Il ricco corredo della TOMBA 166,  che accoglieva le spoglie di una donna, forse la nonna del fanciullo della 168 che ha restituito la COPPA DI NESTORE,  contiene fra i tanti reperti delle più diverse provenienze una piccola oinochoe con una decorazione che rinvia al FUNERALE DI PATROCLO narrata da Omero. E il vino era parte integrante dei RITI FUNERARI dell’età omerica che è anche quella iniziale di Pithekoussai. Le ceneri, dopo la cremazione, venivano spente con il vino. E l’oinochoe a ciò utilizzata era depositata ai piedi del defunto. Lo stesso CRATERE DEL NAUFRAGIO, che rinvia alle avventure e disavventure in mare dei “nostoi”, i ritorni degli eroi da Troia, fu rinvenuto in un punto della necropoli tra la pira sacra e il punto in cui si svolse la libagione per il defunto, che si praticava regolarmente con la partecipazione dell’intera comunità.

D’altra parte, il consumo del vino era anche pubblico. Elemento di contatto, questo, con le abitudini dei FENICI che erano una componente importante della popolazione di Pithekoussai e che usavano bere vino speziato. La presenza di oinochoe e coppe in uno dei corredi più antichi della necropoli, nella tomba di una donna morta di parto, per Buchner di origine fenicia, dimostra un uso comune del simposio anche tra i pithecusani non greci.

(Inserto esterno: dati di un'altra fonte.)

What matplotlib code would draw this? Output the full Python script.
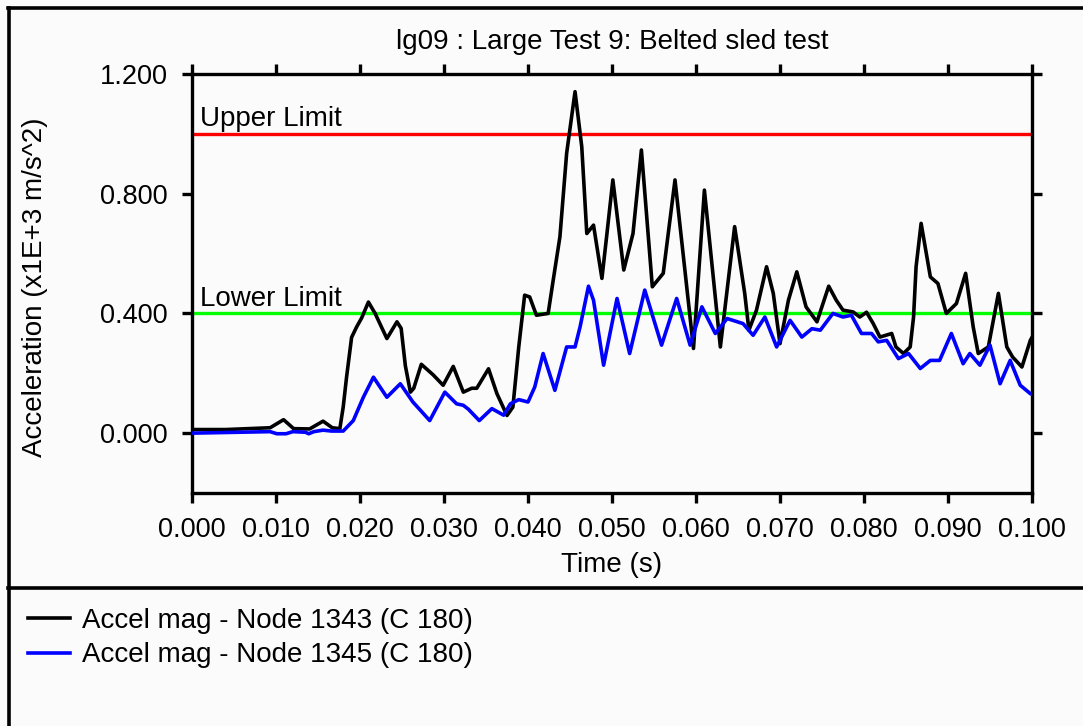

La CULTURA DEL VINO che connotò fortemente la vita quotidiana (comprensiva pure dei riti funebri) di Pithekoussai fin dagli albori, si diffuse al di là del mare, ancora prima che la colonizzazione si estendesse sulla terraferma. Lo sfarzo degli oggetti legati al consumo del vino ritrovati nelle aree etrusche dell’entroterra campano confermano la forte influenza culturale di Pithekoussai sulle POPOLAZIONI ITALICHE preesistenti. Culti e riti trasmessi da un versante all’altro del Mediterraneo e da una sponda all’altra del nostro golfo sull’”oinops pontos”, il mare color del vino.